Lo mejor que esta Competencia Argentina entregó hasta el momento vino de la mano de tres películas con el eje puesto en diferentes vínculos familiares, en los que la ausencia juega un papel importante. En el caso de Pinamar, de Federico Godfrid (el codirector de La Tigra, Chaco, 2009), se trata de dos hermanos apenas post adolescentes que, luego de la muerte de su madre, viajan hasta la ciudad balnearia para vender el departamento donde pasaron todas sus vacaciones infantiles. Allá se encuentran con una amiga con la que compartieron todos aquellos veranos. Lo que Godfrid logra en Pinamar es extraordinario: con un uso delicado de la cámara, que todo el tiempo acompaña a sus personajes sin agobiarlos, y un guión que jamás se atreve a exponerlos ni a avergonzarlos, construye un relato cuyo motor y combustible es el amor. El fraternal, el filial, el romántico, todos ellos, como se sabe, nunca libres del influjo del dolor. Sensible y cálida, Pinamar es una película que le transmite al espectador la oscuridad del duelo, pero también la luz amable de la vida que continúa.
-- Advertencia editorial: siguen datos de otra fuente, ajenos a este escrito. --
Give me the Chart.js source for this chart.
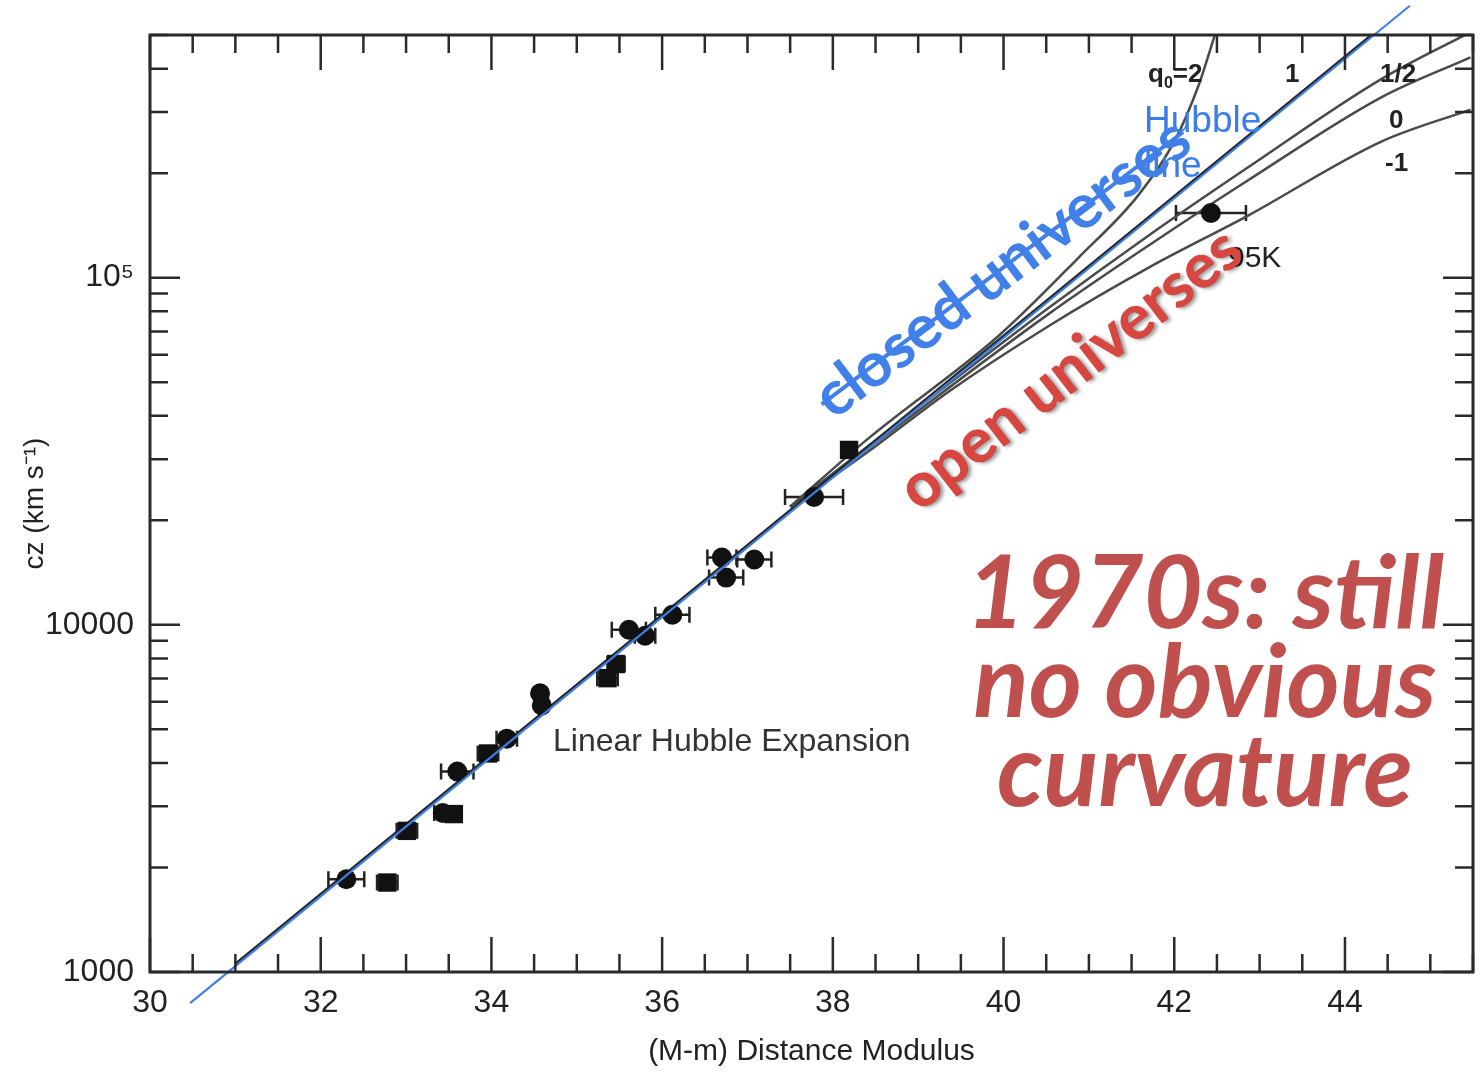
<!DOCTYPE html>
<html>
<head>
<meta charset="utf-8">
<title>Hubble diagram 1970s</title>
<script src="https://cdn.jsdelivr.net/npm/chart.js@4.4.1/dist/chart.umd.min.js"></script>
<style>
  body { margin: 0; background: #fff; }
  #wrap { position: relative; width: 1480px; height: 1077px; overflow: hidden; }
  #hubbleChart { position: absolute; left: 0; top: 0; }
  .note { position: absolute; white-space: nowrap; font-family: "Liberation Sans", Arial, sans-serif; color: #222; }
  .qlab { font-size: 26px; font-weight: bold; }
  #closed { left: 1000px; top: 265px; transform: translate(-50%, -50%) rotate(-37deg);
    font: 700 62px Lato, sans-serif; color: #4080e8;
    text-decoration: line-through; text-decoration-thickness: 4px; }
  #open { left: 1068px; top: 366px; transform: translate(-50%, -50%) rotate(-38deg);
    font: 700 62px Lato, sans-serif; color: #d9463f;
    text-shadow: 0 0 1px #9a2020, 2px 3px 4px rgba(0,0,0,0.4); }
  #big { left: 925px; top: 544px; width: 560px; text-align: center;
    font: italic 700 102px/89px Lato, sans-serif; color: #c0504d; }
</style>
</head>
<body>
<div id="wrap">
  <canvas id="hubbleChart" width="1480" height="1077"></canvas>
  <div class="note" style="left:553px; top:722px; font-size:32px; color:#333;">Linear Hubble Expansion</div>
  <div class="note" style="left:1144px; top:97px; font-size:37px; line-height:45px; color:#3b7de8;">Hubble<br>line</div>
  <div class="note" style="left:1228px; top:240px; font-size:30px;">95K</div>
  <div class="note qlab" style="left:1148px; top:58px;">q<sub style="font-size:16px;">0</sub>=2</div>
  <div class="note qlab" style="left:1285px; top:58px;">1</div>
  <div class="note qlab" style="left:1380px; top:58px;">1/2</div>
  <div class="note qlab" style="left:1389px; top:104px;">0</div>
  <div class="note qlab" style="left:1385px; top:147px;">-1</div>
  <div class="note" id="closed">closed universes</div>
  <div class="note" id="open">open universes</div>
  <div class="note" id="big">1970s: still<br>no obvious<br>curvature</div>
</div>
<script>
// axis ticks
const xTickValues = [30, 32, 34, 36, 38, 40, 42, 44];
const xTickLabels = ["30", "32", "34", "36", "38", "40", "42", "44"];
const yTickValues = [1000, 10000, 100000];
const yTickLabels = ["1000", "10000", "10\u2075"];

// galaxies drawn as filled circles
const circleMod = [32.30, 33.43, 33.60, 34.18, 34.57, 34.59, 35.61, 35.80, 36.12, 36.70, 36.75, 37.08, 37.78, 42.43];
const circleCz  = [1850, 2870, 3780, 4700, 6350, 5860, 9680, 9300, 10690, 15630, 13680, 15420, 23350, 153500];
const circleErr = [0.21, 0.10, 0.19, 0.12, 0, 0, 0.20, 0.12, 0.20, 0.17, 0.20, 0.20, 0.34, 0.41];

// clusters drawn as filled squares
const squareMod = [32.78, 33.01, 33.56, 33.96, 35.36, 35.46, 38.19];
const squareCz  = [1810, 2550, 2850, 4260, 7020, 7710, 31900];
const squareErr = [0.12, 0.12, 0, 0.12, 0.12, 0.10, 0];

// Hubble line (blue overlay) and the q0 = 1 line under it
const hubbleMod = [30.47, 44.76];
const hubbleCz  = [813, 607000];
const q1Mod = [31.0, 44.3];
const q1Cz  = [1054, 496600];

// curves for other deceleration parameters
const q2Mod = [37.5, 38.42, 39.94, 40.88, 41.58, 42.01, 42.28, 42.49];
const q2Cz  = [21900, 34500, 67900, 114300, 172900, 249500, 355300, 513100];
const qHalfMod = [37.5, 38.42, 40.53, 41.70, 42.87, 44.42, 45.47];
const qHalfCz  = [21900, 32800, 81850, 132300, 208300, 372400, 509600];
const q0Mod = [37.5, 38.42, 40.53, 41.70, 42.87, 44.42, 45.47];
const q0Cz  = [21900, 32300, 78650, 123800, 191100, 330200, 431300];
const qm1Mod = [37.5, 38.42, 39.36, 40.53, 41.70, 42.87, 44.42, 45.47];
const qm1Cz  = [21900, 31600, 47030, 72600, 106900, 151200, 246200, 304900];

function pts(xs, ys) {
  return xs.map((x, i) => ({ x: x, y: ys[i] }));
}

function curve(xs, ys) {
  return {
    data: pts(xs, ys),
    showLine: true,
    pointRadius: 0,
    borderColor: "#4a4a4a",
    borderWidth: 2.5,
    cubicInterpolationMode: "monotone"
  };
}

// horizontal error bars, drawn under the markers
const errorBars = {
  id: "errorBars",
  beforeDatasetsDraw(chart) {
    const { ctx, scales: { x, y } } = chart;
    const sets = [[circleMod, circleCz, circleErr], [squareMod, squareCz, squareErr]];
    ctx.save();
    ctx.strokeStyle = "#222";
    ctx.lineWidth = 2.5;
    ctx.beginPath();
    sets.forEach(([xs, ys, es]) => {
      xs.forEach((v, i) => {
        if (!es[i]) return;
        const x0 = x.getPixelForValue(v - es[i]);
        const x1 = x.getPixelForValue(v + es[i]);
        const py = y.getPixelForValue(ys[i]);
        ctx.moveTo(x0, py); ctx.lineTo(x1, py);
        ctx.moveTo(x0, py - 8); ctx.lineTo(x0, py + 8);
        ctx.moveTo(x1, py - 8); ctx.lineTo(x1, py + 8);
      });
    });
    ctx.stroke();
    ctx.restore();
  }
};

// box frame with inward ticks on all four sides
const frameTicks = {
  id: "frameTicks",
  afterDatasetsDraw(chart) {
    const { ctx, chartArea: a, scales: { x, y } } = chart;
    ctx.save();
    ctx.strokeStyle = "#2a2a2a";
    ctx.lineWidth = 3;
    ctx.strokeRect(a.left, a.top, a.right - a.left, a.bottom - a.top);
    ctx.lineWidth = 2.5;
    ctx.beginPath();
    for (let k = 0; k <= 31; k++) {
      const v = 30 + k * 0.5;
      const px = x.getPixelForValue(v);
      const len = k % 4 === 0 ? 35 : 18;
      ctx.moveTo(px, a.bottom); ctx.lineTo(px, a.bottom - len);
      ctx.moveTo(px, a.top); ctx.lineTo(px, a.top + len);
    }
    for (let d = 1000; d <= 100000; d *= 10) {
      for (let m = 1; m <= 9; m++) {
        const v = d * m;
        if (v > 500000) break;
        const py = y.getPixelForValue(v);
        const len = m === 1 ? 30 : 18;
        ctx.moveTo(a.left, py); ctx.lineTo(a.left + len, py);
        ctx.moveTo(a.right, py); ctx.lineTo(a.right - len, py);
      }
    }
    ctx.stroke();
    ctx.restore();
  }
};

const ctx = document.getElementById("hubbleChart").getContext("2d");

const hubbleChart = new Chart(ctx, {
  type: "scatter",
  data: {
    datasets: [
      {
        data: pts(hubbleMod, hubbleCz),
        showLine: true,
        pointRadius: 0,
        borderColor: "#3f80e4",
        borderWidth: 2.2,
        clip: false
      },
      {
        data: pts(circleMod, circleCz),
        pointStyle: "circle",
        pointRadius: 10,
        backgroundColor: "#111",
        borderColor: "#111",
        borderWidth: 0
      },
      {
        data: pts(squareMod, squareCz),
        pointStyle: "rect",
        pointRadius: 13,
        backgroundColor: "#111",
        borderColor: "#111",
        borderWidth: 0
      },
      {
        data: pts(q1Mod, q1Cz),
        showLine: true,
        pointRadius: 0,
        borderColor: "#262626",
        borderWidth: 3
      },
      curve(q2Mod, q2Cz),
      curve(qHalfMod, qHalfCz),
      curve(q0Mod, q0Cz),
      curve(qm1Mod, qm1Cz)
    ]
  },
  options: {
    responsive: false,
    animation: false,
    layout: { autoPadding: false, padding: { top: 35, right: 7, left: 0, bottom: 0 } },
    plugins: {
      legend: { display: false },
      tooltip: { enabled: false }
    },
    scales: {
      x: {
        type: "linear",
        min: 30,
        max: 45.5,
        grid: { display: false, drawTicks: false },
        border: { display: false },
        afterBuildTicks: (scale) => { scale.ticks = xTickValues.map(v => ({ value: v })); },
        afterFit: (scale) => { scale.height = 105; scale.paddingLeft = 0; scale.paddingRight = 0; },
        ticks: {
          padding: 12,
          color: "#222",
          font: { family: "'Liberation Sans', Arial, sans-serif", size: 32 },
          callback: (value, index) => xTickLabels[index]
        },
        title: {
          display: true,
          text: "(M-m) Distance Modulus",
          color: "#222",
          font: { family: "'Liberation Sans', Arial, sans-serif", size: 30 },
          padding: { top: 0, bottom: 7 }
        }
      },
      y: {
        type: "logarithmic",
        min: 1000,
        max: 500000,
        grid: { display: false, drawTicks: false },
        border: { display: false },
        afterBuildTicks: (scale) => { scale.ticks = yTickValues.map(v => ({ value: v })); },
        afterFit: (scale) => { scale.width = 150; scale.paddingTop = 0; scale.paddingBottom = 0; },
        ticks: {
          padding: 16,
          color: "#222",
          font: { family: "'Liberation Sans', Arial, sans-serif", size: 32 },
          callback: (value, index) => yTickLabels[index]
        },
        title: {
          display: true,
          text: "cz (km s\u207B\u00B9)",
          color: "#222",
          font: { family: "'Liberation Sans', Arial, sans-serif", size: 28 },
          padding: { top: 18, bottom: 0 }
        }
      }
    }
  },
  plugins: [errorBars, frameTicks]
});
</script>
</body>
</html>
El silencio, del cineasta venezolano radicado en Santa Fe Arturo Castro Godoy, y Los globos, del actor y director debutante Mariano González, conforman un díptico virtual de relatos complementarios dedicado a la problemática entre padres e hijos. La primera de ellas construida desde la óptica del hijo; la segunda a partir de la mirada del padre. Tomás y Valen son dos adolescentes de 17 años que acaban de enterarse que ella quedó embarazada y luego de pasar por el consultorio de un médico que practica abortos deciden que quieren tener ese hijo. Sin embargo él, que vive sólo con su madre en la ciudad, no tarda en entrar en crisis. Pero una crisis muda, de esas que se van juntando adentro, apretándose contra el pecho. Una mañana se escapa de la casa y viaja hasta un pueblito de pescadores en busca de su padre ausente. Si un desafío tenía Castro Godoy frente a la historia que decide contar en El silencio, era el de conseguir que el espectador no convierta a sus personajes ni en víctimas ni en victimarios, sino en seres humanos atrapados por sus circunstancias. Buena parte de que dicho mecanismo funcione de manera precisa recae en la buena labor del joven actor Tomás del Porto y en un increible Alberto Ajaka, ambos capaces de construir la tensión de su vínculo más allá de lo dicho.
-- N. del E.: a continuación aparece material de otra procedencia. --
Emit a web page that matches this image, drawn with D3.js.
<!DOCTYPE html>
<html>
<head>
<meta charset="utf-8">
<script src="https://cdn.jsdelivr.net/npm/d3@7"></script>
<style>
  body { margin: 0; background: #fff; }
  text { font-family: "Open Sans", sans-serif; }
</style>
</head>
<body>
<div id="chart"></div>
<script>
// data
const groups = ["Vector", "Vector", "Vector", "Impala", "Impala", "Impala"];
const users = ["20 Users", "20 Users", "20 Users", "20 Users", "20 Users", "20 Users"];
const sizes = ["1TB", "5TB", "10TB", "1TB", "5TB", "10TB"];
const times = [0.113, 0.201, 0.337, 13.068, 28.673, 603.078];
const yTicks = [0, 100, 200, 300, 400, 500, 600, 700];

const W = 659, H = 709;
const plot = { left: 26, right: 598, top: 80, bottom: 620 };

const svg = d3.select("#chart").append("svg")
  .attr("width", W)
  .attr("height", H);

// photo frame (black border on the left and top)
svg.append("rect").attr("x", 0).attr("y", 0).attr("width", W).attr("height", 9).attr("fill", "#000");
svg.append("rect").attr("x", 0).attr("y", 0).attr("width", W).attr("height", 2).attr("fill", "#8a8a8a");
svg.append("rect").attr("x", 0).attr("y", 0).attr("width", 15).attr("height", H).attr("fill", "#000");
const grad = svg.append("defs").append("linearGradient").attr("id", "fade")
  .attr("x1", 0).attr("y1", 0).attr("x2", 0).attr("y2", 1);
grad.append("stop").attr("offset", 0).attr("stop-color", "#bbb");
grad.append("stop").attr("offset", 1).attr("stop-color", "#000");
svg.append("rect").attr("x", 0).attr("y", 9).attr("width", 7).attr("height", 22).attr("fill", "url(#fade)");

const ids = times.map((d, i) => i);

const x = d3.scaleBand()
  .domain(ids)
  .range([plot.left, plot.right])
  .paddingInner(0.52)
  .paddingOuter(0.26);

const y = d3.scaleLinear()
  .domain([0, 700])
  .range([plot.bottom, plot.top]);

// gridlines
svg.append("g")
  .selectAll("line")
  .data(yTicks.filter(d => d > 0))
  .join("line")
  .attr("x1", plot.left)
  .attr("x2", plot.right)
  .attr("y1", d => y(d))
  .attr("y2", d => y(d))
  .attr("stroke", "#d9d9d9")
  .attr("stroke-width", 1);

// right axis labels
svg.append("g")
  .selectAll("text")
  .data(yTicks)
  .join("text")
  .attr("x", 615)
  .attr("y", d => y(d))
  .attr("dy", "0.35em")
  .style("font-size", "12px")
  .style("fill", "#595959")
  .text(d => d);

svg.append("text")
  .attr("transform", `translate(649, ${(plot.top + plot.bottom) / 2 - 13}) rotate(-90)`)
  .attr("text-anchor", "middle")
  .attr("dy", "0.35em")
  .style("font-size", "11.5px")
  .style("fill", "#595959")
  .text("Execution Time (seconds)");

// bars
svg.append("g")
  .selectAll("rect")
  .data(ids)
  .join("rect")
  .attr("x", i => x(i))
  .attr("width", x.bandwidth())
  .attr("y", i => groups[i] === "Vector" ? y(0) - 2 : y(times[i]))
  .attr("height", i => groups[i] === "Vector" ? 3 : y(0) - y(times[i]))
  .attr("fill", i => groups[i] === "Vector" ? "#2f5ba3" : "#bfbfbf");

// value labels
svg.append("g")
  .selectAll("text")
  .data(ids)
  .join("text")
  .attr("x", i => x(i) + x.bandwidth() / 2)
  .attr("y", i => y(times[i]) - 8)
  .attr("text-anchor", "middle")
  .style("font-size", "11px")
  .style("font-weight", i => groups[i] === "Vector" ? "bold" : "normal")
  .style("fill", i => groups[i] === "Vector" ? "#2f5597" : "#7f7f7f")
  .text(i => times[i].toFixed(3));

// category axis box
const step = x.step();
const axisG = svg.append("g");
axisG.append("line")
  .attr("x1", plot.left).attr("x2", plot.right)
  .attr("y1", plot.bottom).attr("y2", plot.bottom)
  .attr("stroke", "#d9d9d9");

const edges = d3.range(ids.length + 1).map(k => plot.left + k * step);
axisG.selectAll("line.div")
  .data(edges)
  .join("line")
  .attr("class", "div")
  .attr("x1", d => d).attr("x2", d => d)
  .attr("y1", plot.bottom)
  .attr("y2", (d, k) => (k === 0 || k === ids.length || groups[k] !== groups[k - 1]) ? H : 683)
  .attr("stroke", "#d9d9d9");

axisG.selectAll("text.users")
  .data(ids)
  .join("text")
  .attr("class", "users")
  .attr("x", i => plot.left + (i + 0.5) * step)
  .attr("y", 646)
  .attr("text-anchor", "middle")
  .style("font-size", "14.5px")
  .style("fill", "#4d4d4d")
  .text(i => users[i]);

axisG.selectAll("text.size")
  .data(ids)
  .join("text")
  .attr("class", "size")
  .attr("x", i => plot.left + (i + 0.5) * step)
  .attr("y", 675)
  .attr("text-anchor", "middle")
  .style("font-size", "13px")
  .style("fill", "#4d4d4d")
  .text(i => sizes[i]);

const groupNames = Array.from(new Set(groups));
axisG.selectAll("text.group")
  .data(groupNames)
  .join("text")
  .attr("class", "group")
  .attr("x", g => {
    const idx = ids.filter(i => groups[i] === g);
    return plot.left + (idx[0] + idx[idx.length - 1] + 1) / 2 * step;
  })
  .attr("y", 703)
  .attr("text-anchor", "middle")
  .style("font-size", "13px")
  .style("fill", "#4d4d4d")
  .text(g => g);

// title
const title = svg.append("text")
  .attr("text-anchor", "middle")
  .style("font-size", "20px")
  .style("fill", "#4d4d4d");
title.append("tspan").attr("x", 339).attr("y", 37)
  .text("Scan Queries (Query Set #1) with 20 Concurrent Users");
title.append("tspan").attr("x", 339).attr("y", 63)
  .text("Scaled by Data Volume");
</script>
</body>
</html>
En Los globos, en cambio, es la figura del padre la que guía y ordena el relato. Interpretado por el propio González, se trata de un padre que todo el tiempo está intentando desembarazarse de su pequeño hijo, cuya presencia representa para él una carga incómoda. Aunque durante casi toda la película se comporta casi como un autómata (y su trabajo en una precaria fábrica de globos es una buena metáfora de ese automatismo), el protagonista está muy lejos de ser un monstruo. González se encarga, sin abusos ni golpes bajos, de que sus opciones sean cada vez más acotadas y haciendo que su camino vaya quedándose sin salidas, mientras la presión se sigue acumulando. Hasta que, por fin, como si se tratara de uno de los globos que él mismo fabrica, el hombre revienta. A pesar del clima angustiante y opresivo que todo el tiempo amenaza con concretar alguno de los malos presagios que se intuyen, González consigue con inteligencia que esa explosión sea el comienzo del alivio y no la consumación de una tragedia.